Fetullah Gulen, A Turkish Imam, figured out ]that he needed] to destroy the secularism and bring down the modern Turkey targeting the leaders of the future… Kids! FGM has been providing secret study houses for mostly boarding school kids, picked the talented ones to train them in the selected universities. FGM has taken its time to proceed and reach today’s scale of operations. Secularism in Turkey is about to be demolished by the existing Islamist government whose members are mainly the secret members of the Gulen movement. We will all see a transition of Turkey, a Nato Ally, from being a secular country to another Islamic republic in the middle east very soon.

Why the US government is reaching out and providing opportunities to Gulen movement is because the US government is failing to deal with radical islam. The US goverment is under the impression that the FGM is the answer for moderate Islam since FG pretents to promote dialog among the faiths.

This is a fatal mistake. Because in Islam, there is no Dialog, there is no moderation. Kur’an states and Muslims believe that every human being needs to convert to Islam sooner or later, otherwise, they all deserve to die. This is not a joke, nor a foolish statement. This is what all kids who receives Kur’an training before they reach the age of 12 believe.

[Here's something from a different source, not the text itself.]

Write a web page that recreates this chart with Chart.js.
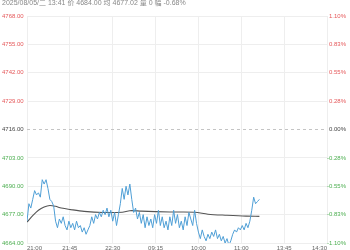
<!DOCTYPE html>
<html>
<head>
<meta charset="utf-8">
<script src="https://cdn.jsdelivr.net/npm/chart.js@4/dist/chart.umd.min.js"></script>
<style>
    html, body { margin: 0; padding: 0; background: #fff; overflow: hidden; width: 350px; height: 250px; }
    #chartBox { position: absolute; left: 0; top: -2px; }
</style>
</head>
<body>
<canvas id="chartBox" width="350" height="265"></canvas>
<script>
// Header line shown above the chart
const headerText = "2025/08/05/二 13:41 价 4684.00 均 4677.02 量 0 幅 -0.68%";

// Previous settle, the 0.00% line
const baseClose = 4716;

// Axis ticks and labels
const priceTicks = [4664, 4677, 4690, 4703, 4716, 4729, 4742, 4755, 4768];
const pctLabels = ["-1.10%", "-0.83%", "-0.55%", "-0.28%", "0.00%", "0.28%", "0.55%", "0.83%", "1.10%"];
const tickMinutes = [0, 45, 90, 135, 180, 225, 270, 315];
const timeLabels = ["21:00", "21:45", "22:30", "09:15", "10:00", "11:00", "13:45", "14:30"];

// Price, one value every 2 trading minutes from 21:00
const priceStep = 2;
const priceValues = [
    4674, 4682, 4680, 4684, 4688, 4686, 4687, 4685, 4693, 4691, 4693, 4689, 4684, 4683, 4681, 4674,
    4671, 4675, 4673, 4676, 4672, 4670, 4674, 4671, 4673, 4670, 4674, 4671, 4672, 4669, 4671, 4668, 4670,
    4672, 4676, 4673, 4677, 4675, 4678, 4676, 4679, 4677, 4680, 4676, 4679, 4674, 4678, 4672, 4677,
    4682, 4689, 4684, 4690, 4686, 4691, 4684, 4678,
    4680, 4675, 4678, 4673, 4677, 4671, 4676, 4672, 4675, 4671, 4677, 4673, 4679, 4672, 4676, 4671, 4674,
    4670, 4676, 4672, 4679, 4673, 4677, 4671, 4674, 4670, 4676, 4672, 4678, 4675, 4672, 4679, 4673,
    4669, 4666, 4670, 4667, 4665, 4668, 4666, 4669, 4667, 4670, 4666, 4668, 4665, 4667, 4664, 4666, 4663, 4665,
    4668, 4670, 4669, 4671, 4670, 4672, 4670, 4673, 4671, 4674, 4679, 4685, 4682, 4683, 4684
];

// Average price line
const avgMinutes = [0, 6, 12, 18, 24, 30, 36, 46, 60, 80, 100, 108, 120, 150, 176, 190, 210, 230, 244];
const avgValues = [4673.6, 4676.5, 4679, 4680.5, 4681.2, 4680.8, 4680, 4679.3, 4678.5, 4678, 4678.1, 4678.8, 4678.6, 4678.2, 4678.1, 4677.2, 4676.7, 4676.3, 4676.2];

const redColor = "#e5585a";
const greenColor = "#4cae50";
const fontFamily = "'Liberation Sans', Arial, 'Noto Sans CJK SC', sans-serif";

function tickColor(value) {
    if (value > baseClose) return redColor;
    if (value < baseClose) return greenColor;
    return "#444";
}

const pricePoints = priceValues.map((v, i) => ({ x: i * priceStep, y: v }));
const avgPoints = avgValues.map((v, i) => ({ x: avgMinutes[i], y: v }));

const ctx = document.getElementById("chartBox").getContext("2d");
const chart = new Chart(ctx, {
    type: "line",
    data: {
        datasets: [
            {
                label: "价格",
                data: pricePoints,
                borderColor: "#4f9fd6",
                borderWidth: 1,
                pointRadius: 0,
                tension: 0,
                yAxisID: "y"
            },
            {
                label: "均价",
                data: avgPoints,
                borderColor: "#555",
                borderWidth: 1.1,
                pointRadius: 0,
                tension: 0.3,
                yAxisID: "y"
            }
        ]
    },
    options: {
        responsive: false,
        animation: false,
        layout: { padding: { left: 2, right: 4, top: 0, bottom: 0 } },
        plugins: {
            legend: { display: false },
            tooltip: { enabled: false },
            title: {
                display: true,
                text: headerText,
                align: "start",
                color: "#888",
                font: { size: 7, family: fontFamily, weight: "normal", lineHeight: 1.2 },
                padding: { top: 1, bottom: 8.6 }
            }
        },
        scales: {
            x: {
                type: "linear",
                min: 0,
                max: 315,
                afterBuildTicks: scale => { scale.ticks = tickMinutes.map(v => ({ value: v })); },
                afterFit: scale => { scale.height = 20; },
                grid: { color: "#eeeeee", lineWidth: 1, drawTicks: false },
                border: { display: false },
                ticks: {
                    align: "inner",
                    padding: 2,
                    maxRotation: 0,
                    autoSkip: false,
                    color: "#666",
                    font: { size: 6, family: fontFamily },
                    callback: (value, index) => timeLabels[index]
                }
            },
            y: {
                position: "left",
                min: priceTicks[0],
                max: priceTicks[priceTicks.length - 1],
                afterBuildTicks: scale => { scale.ticks = priceTicks.map(v => ({ value: v })); },
                afterFit: scale => { scale.width = 25; },
                grid: {
                    drawTicks: false,
                    color: c => (c.tick && c.tick.value === baseClose) ? "#c4c4c4" : "#eeeeee"
                },
                border: {
                    display: false,
                    dash: c => (c.tick && c.tick.value === baseClose) ? [3, 3] : []
                },
                ticks: {
                    crossAlign: "far",
                    padding: 0,
                    autoSkip: false,
                    font: { size: 6, family: fontFamily },
                    color: c => tickColor(c.tick.value),
                    callback: value => value.toFixed(2)
                }
            },
            y2: {
                position: "right",
                min: priceTicks[0],
                max: priceTicks[priceTicks.length - 1],
                afterBuildTicks: scale => { scale.ticks = priceTicks.map(v => ({ value: v })); },
                afterFit: scale => { scale.width = 19; },
                grid: { display: false, drawTicks: false },
                border: { display: false },
                ticks: {
                    crossAlign: "far",
                    padding: 0,
                    autoSkip: false,
                    font: { size: 6, family: fontFamily },
                    color: c => tickColor(c.tick.value),
                    callback: (value, index) => pctLabels[index]
                }
            }
        }
    }
});
</script>
</body>
</html>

As Gulen Schools slowly but surely moves forward in their operations in the US, the main idea is to bring up more gradeuates of FGM who may in the future become the leaders of te US. Fetullah Gulen’s next school, The Harmony School of Political Science in Austin TX, being built is just a clue to prove my point.

This movement needs to be stoped. The US parents need to be warned, educated and made aware of the danger awaiting their children.